━━━ ROWS

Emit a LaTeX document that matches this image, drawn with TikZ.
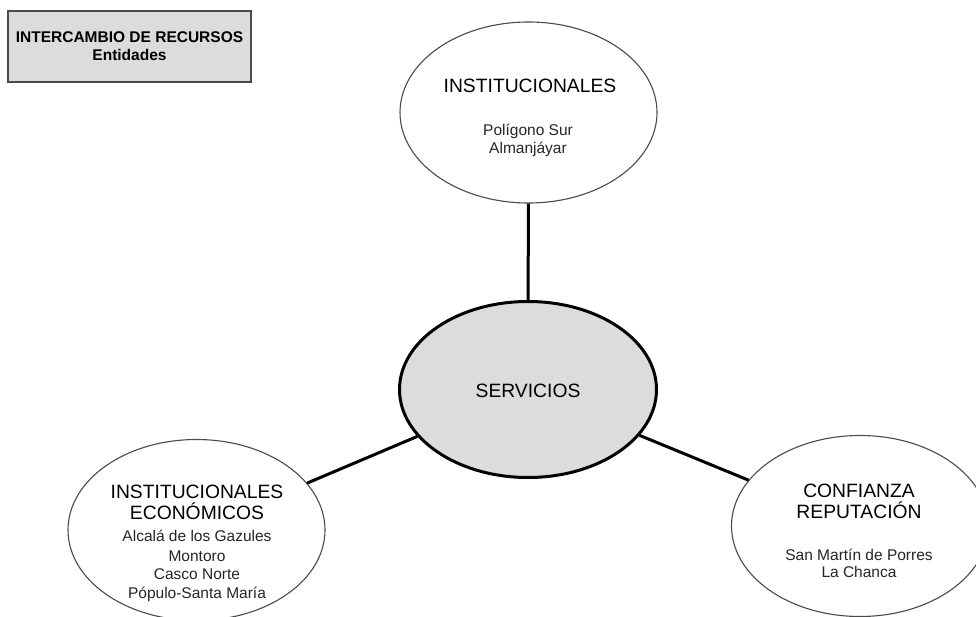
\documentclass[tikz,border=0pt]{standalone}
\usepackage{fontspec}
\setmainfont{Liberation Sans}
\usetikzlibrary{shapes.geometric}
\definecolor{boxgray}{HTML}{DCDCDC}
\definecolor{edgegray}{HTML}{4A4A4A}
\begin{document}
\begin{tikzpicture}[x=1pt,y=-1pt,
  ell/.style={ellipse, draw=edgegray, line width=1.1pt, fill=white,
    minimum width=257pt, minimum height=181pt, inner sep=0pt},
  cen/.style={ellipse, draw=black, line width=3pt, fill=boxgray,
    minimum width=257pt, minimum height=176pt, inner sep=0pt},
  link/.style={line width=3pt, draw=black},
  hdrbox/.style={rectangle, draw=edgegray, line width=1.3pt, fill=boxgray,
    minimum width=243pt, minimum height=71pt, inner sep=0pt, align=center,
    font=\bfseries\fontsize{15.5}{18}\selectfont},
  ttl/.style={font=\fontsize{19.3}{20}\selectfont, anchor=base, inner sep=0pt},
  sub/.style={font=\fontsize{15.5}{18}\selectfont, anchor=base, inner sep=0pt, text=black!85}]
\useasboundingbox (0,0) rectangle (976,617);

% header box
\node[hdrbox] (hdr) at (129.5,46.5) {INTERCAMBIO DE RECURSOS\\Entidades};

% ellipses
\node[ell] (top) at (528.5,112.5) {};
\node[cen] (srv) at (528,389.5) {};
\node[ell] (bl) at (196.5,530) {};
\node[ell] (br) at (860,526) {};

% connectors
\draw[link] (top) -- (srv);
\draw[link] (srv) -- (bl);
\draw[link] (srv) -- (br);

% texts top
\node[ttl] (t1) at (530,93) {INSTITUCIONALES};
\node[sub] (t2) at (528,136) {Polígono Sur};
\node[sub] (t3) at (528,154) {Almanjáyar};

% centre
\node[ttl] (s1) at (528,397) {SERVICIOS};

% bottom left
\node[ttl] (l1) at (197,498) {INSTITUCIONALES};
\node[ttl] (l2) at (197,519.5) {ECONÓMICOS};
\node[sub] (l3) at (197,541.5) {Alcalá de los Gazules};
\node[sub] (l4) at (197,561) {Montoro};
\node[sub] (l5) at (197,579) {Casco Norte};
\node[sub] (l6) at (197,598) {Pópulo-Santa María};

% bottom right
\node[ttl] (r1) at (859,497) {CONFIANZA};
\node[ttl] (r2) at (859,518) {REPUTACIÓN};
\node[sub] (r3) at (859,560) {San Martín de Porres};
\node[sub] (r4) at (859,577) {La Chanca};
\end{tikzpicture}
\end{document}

━━━━━━
━━━ ROWS

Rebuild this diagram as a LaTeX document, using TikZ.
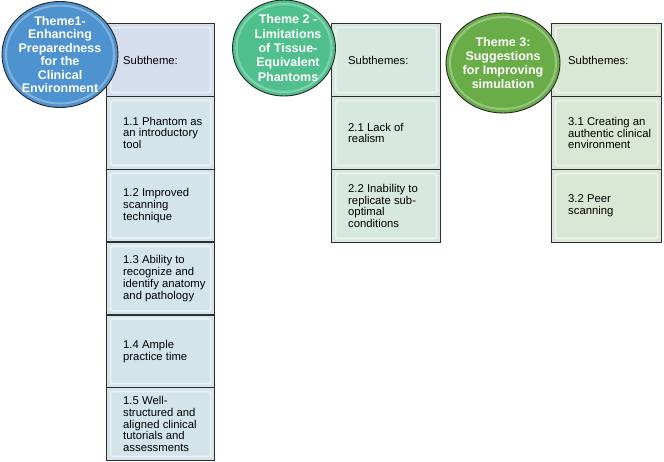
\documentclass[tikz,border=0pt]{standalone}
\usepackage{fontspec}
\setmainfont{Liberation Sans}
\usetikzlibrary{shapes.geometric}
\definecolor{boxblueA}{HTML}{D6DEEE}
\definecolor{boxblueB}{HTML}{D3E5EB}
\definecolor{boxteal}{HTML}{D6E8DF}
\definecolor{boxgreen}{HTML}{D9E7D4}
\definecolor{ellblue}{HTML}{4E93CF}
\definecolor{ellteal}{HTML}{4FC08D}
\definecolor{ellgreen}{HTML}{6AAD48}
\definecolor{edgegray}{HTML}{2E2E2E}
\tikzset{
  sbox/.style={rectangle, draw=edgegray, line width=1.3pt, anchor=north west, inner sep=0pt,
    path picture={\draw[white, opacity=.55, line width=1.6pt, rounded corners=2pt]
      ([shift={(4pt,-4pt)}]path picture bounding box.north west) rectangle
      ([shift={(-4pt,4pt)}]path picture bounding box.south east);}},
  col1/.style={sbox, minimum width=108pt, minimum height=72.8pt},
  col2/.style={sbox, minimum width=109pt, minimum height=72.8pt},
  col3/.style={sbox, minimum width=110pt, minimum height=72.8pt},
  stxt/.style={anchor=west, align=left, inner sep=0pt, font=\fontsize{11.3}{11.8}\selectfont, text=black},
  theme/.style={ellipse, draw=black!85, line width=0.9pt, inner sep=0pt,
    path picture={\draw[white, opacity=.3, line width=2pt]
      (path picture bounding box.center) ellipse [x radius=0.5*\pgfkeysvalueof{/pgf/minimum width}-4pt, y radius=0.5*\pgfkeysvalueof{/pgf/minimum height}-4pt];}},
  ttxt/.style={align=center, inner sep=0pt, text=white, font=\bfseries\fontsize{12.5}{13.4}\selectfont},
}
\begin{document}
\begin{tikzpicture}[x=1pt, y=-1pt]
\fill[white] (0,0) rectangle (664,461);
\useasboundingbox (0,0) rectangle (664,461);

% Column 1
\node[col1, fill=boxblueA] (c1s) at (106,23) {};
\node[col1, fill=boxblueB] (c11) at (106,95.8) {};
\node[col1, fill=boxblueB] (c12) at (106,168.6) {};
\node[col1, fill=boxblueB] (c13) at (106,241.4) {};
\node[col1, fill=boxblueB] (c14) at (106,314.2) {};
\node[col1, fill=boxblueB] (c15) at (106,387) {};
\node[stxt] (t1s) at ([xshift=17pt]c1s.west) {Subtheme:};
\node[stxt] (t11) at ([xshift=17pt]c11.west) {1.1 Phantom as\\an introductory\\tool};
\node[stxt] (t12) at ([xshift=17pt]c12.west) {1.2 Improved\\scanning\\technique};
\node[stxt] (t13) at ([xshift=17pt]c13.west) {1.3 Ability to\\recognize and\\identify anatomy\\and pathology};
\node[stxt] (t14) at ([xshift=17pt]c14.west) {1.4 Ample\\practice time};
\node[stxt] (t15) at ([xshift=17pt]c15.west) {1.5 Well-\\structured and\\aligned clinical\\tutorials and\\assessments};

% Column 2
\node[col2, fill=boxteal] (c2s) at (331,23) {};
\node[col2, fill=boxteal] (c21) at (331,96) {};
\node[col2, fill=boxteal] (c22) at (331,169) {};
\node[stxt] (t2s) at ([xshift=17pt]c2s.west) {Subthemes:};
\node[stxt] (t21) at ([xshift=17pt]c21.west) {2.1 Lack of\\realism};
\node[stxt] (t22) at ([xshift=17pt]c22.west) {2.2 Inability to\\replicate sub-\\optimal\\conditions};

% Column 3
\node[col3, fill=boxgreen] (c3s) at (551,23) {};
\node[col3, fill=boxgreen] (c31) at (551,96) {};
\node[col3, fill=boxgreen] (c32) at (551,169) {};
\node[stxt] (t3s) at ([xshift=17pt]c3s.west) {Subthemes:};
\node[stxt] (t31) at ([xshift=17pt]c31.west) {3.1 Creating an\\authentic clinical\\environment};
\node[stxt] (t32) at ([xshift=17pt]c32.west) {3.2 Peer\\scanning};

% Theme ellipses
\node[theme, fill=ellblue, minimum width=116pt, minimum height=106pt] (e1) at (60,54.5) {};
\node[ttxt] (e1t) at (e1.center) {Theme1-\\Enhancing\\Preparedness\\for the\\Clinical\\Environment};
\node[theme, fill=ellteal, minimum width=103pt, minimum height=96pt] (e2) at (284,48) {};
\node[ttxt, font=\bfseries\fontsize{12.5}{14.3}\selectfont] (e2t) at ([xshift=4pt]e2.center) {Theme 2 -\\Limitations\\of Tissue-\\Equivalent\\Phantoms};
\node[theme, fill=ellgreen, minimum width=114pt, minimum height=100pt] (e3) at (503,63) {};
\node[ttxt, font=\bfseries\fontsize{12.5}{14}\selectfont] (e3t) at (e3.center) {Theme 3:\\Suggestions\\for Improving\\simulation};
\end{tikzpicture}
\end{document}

━━━━━━

[EXERCISE PROMPT]: Using the listing above, locate the lines that hold "this" and copy each one.

[CORRECT RESPONSE]:
Emit a LaTeX document that matches this image, drawn with TikZ.
Rebuild this diagram as a LaTeX document, using TikZ.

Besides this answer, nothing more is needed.